If there's a universal thing to derive from this great article, it's:
"The point is, most of these ideas are simple and obvious in hindsight, but I had to make a lot of mistakes to find them. It's nearly impossible to coalesce good design decisions straight from the ether. The only reliable method is iteration and trial and error."
Still, my productivity increased when I consciously forced myself, when faced with some difficulties where I have failed once or twice, to resist writing more code, switch down the PC, go for a walk and think (or a good bath). Thinking hard for a few hours about a problem is underrated IMO.
I'd also add "no aspect of a game (or other piece of software) exists in a vacuum." 90% of the changes to the camera control were directly linked with changes to gameplay and user interface, which were only arrived at by iterating on the game as a whole rather than just the camera aspect. The whole article would have worked just as well if it were titled "How To Make A Game Fun".
This is probably my favorite article I've read on here all year. User experience is so important and so hard and so iterative (and requires so many new sets of eyeballs) that far too many people and organizations call it quits at the 10% mark without ever realizing it -- this is as true in web design as it is in game design. It's great how spending time learning lessons in one can translate into improved performance at the other.
Mark Rosewater, lead designer for Magic: The Gathering, likes to talk about how he looks for designers with experience doing things other than designing games because they can bring new perspectives and approaches that can help redefine their game design problems in new ways. I completely agree, and again feel like that same lesson can be applied in reverse—hire great game designers to work on your UX, assuming you can pull them away from their game designing long enough! It'll be good for them and good for you.
It would be better if it said "third person camera." I was let down because I thought the author had jury rigged two physical cameras to capture 3d images.
While reading about the evolution of the camera and pushing away from the wall (or not) it strongly reminded me of the game Tremulous. The initial alien class is a very short spider that moves very quickly and can walk on walls. When running into a corner the camera does a (user-adjustable speed) rotation. The same happens if you jump into a wall. But in this game the solution seems to be more direct- you are always headed straight for a wall, and there seems to be much less wall-walking as "wall-flinging."
Great post. When I hear people on social media complain about any given game, I think of how the development process of pretty much every single game involves complex situations similar to what's described in the article. Game development is tough!
Wow, I think this is an amazing example of how articles on the web aught to be written.
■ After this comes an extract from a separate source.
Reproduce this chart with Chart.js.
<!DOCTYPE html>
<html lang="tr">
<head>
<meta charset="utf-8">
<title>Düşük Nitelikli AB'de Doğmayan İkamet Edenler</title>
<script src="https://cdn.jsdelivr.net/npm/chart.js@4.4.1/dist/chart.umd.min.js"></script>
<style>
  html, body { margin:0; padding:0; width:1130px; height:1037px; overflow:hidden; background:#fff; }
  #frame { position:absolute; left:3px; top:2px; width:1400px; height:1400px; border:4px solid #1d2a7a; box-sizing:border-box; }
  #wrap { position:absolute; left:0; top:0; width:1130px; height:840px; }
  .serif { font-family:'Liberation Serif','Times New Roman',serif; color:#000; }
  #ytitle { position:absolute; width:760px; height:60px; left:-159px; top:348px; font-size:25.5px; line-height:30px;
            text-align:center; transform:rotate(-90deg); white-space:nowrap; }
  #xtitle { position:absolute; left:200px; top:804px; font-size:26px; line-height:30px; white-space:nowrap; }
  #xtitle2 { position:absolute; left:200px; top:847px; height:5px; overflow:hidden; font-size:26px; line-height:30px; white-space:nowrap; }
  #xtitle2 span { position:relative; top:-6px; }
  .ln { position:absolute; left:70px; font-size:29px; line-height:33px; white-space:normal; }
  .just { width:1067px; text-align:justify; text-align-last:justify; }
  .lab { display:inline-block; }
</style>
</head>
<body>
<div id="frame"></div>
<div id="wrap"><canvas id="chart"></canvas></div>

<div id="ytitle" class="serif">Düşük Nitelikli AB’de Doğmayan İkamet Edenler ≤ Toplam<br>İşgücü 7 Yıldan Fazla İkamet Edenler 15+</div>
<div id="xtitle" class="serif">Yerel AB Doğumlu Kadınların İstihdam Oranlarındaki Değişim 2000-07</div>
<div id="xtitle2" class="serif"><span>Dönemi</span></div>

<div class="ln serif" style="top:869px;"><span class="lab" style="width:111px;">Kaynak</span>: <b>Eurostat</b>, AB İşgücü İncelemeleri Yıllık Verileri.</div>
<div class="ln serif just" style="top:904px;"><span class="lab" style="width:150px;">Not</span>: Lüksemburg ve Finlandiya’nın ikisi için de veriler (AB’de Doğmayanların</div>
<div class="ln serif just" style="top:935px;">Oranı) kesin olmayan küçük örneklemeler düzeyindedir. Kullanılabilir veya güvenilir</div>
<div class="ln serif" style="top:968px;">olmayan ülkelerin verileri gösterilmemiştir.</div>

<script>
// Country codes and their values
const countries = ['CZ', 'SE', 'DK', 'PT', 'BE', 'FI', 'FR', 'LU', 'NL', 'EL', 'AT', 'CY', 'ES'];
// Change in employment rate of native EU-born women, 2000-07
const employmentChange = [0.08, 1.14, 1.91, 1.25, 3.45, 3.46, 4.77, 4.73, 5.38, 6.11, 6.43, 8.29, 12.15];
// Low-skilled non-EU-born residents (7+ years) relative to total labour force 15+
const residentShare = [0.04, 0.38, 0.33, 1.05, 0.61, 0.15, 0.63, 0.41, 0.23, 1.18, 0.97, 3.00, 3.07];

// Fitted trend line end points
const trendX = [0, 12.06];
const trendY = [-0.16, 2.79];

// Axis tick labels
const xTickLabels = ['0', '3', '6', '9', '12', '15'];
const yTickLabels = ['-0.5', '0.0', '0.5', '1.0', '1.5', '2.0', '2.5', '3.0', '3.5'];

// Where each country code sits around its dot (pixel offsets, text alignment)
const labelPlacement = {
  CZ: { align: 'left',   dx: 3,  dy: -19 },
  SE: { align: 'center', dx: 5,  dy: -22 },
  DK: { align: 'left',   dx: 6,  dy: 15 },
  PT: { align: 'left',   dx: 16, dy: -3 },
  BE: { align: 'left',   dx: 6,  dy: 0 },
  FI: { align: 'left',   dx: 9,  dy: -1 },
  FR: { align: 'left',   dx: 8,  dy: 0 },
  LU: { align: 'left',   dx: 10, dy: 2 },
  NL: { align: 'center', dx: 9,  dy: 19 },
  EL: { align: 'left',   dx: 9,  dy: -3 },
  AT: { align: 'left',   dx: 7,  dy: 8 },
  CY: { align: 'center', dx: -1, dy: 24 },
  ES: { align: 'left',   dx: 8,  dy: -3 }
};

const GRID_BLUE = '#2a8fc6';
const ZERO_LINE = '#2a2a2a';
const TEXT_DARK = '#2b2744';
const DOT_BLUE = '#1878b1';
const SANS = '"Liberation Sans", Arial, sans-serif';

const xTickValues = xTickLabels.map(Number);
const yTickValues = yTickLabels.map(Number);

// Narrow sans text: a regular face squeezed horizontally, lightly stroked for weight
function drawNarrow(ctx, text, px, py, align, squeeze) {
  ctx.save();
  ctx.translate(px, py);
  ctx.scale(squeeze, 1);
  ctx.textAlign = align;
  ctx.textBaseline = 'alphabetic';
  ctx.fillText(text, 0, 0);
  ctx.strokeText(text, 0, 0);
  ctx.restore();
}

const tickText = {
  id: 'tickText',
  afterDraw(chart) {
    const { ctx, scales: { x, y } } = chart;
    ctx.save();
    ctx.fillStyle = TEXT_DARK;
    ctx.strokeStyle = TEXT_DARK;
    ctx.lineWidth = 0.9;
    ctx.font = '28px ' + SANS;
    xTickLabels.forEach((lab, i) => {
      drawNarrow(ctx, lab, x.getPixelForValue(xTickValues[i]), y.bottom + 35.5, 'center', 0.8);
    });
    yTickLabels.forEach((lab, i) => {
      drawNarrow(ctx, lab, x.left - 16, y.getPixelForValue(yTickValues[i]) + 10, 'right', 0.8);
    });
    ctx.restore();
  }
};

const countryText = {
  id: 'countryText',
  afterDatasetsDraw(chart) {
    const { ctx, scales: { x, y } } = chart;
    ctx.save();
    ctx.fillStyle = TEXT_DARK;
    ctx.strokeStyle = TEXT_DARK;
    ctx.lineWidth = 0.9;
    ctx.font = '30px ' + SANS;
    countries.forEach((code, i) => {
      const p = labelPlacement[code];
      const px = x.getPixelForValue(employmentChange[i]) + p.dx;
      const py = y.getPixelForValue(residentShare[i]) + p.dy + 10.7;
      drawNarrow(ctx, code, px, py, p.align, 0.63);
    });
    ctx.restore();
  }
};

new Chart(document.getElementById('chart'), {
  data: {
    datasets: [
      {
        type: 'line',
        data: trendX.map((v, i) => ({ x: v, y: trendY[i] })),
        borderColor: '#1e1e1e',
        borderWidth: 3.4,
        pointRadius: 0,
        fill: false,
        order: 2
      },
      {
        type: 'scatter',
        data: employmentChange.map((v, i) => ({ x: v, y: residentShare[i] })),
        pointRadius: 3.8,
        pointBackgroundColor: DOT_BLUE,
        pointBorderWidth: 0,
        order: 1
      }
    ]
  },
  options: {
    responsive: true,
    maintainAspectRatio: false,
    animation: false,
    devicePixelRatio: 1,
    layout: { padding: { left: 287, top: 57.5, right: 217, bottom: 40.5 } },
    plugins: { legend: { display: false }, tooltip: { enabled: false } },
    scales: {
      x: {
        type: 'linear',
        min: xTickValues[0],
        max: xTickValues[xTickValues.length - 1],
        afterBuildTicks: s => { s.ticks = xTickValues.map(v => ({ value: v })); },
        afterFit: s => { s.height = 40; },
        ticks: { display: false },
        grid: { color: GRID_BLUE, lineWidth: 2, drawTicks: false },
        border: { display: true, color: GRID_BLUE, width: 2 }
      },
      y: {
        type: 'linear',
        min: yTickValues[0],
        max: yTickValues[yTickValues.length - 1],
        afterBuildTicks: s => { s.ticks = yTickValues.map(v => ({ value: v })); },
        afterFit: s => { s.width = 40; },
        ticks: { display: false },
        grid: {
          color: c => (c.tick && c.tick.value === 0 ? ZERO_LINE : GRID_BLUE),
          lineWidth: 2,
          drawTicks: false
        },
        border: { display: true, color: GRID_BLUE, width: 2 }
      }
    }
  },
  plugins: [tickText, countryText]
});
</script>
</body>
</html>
Clean presentation, great typography, entertaining yet not too superfluous prose, and plenty of tasteful illustrations and visualizations. Hopefully this is the start of a new trend.
I love these lengthy write-ups packed full of fantastic commentary and examples but this is an especially good one and must have taken you an age to put together.
Slightly off topic, I once asked Scott Hanselman how long it takes for him to make articles like that, full of description and images in a way that pulls you into the text.
He told me that around 2 hours.
I guess that this is only true once you have a lot of practice and clearly knows what you are doing. When I write (not often) it can take a whole lot more to finish something like that.
I'm curious now as to how long it took by the author to complete the article especially to recover images and GIFs from old/previous stuff.
I wish there would be a site which collects such detailed technical writeups. There is just so much good stuff out there which is impossible to find again through Google.
You'd need a lot more space between them for that to be effective and it would not work for anything that moves because the images are also spread out in time.
That's why old school stereo cameras had their lenses much further apart and that's why they fired synchronously.
Would have to be a high FPS camera. Some cheap linear rails and a NEMA 17 motor. Of course you would have to get the "sync pulse" out of the camera, then you would probably have to do a delay move to move into position before the next snap.
Sliding it back-and-forth would create too large accelerating/braking forces. Easier approach would be to put camera on a rim of continuously rotating wheel and take shots when it reaches positions of 90° and 270°.
Good camera control in games is quite hard. If the camera is third-person, finding a valid place for it is tough in tightly bounded spaces. Letting the camera move through a wall is considered unacceptable today. (Second Life still does this, frequently. They're stuck in the 1990s there.) If the camera is too close to the character in third person, the player can't see what they're doing.
I'm not super interested in the topic, but the way you wrote the article (visual examples, using understandable language, not overwhelming with technical details) is awesome! Tech bloggers everywhere should take note. Overall, very interesting journey.
Great article - I enjoyed it and it makes me want to play more with 3D rendering!
The camera placement and black shading work seems excessive - I think it could be simplified by having the camera behave as a physical object that must obey collision rules in the game world.
So desired camera lcoation is displacement XYZ relative to the player, but the displacement is reduced by collisions as needed until at the player's location, yielding a first-person view if the player is right next to a wall.
Then the only blocking surfaces would be the player avatar itself, which could be rendered transparent as needed.
"The point is, most of these ideas are simple and obvious in hindsight, but I had to make a lot of mistakes to find them. It's nearly impossible to coalesce good design decisions straight from the ether. The only reliable method is iteration and trial and error."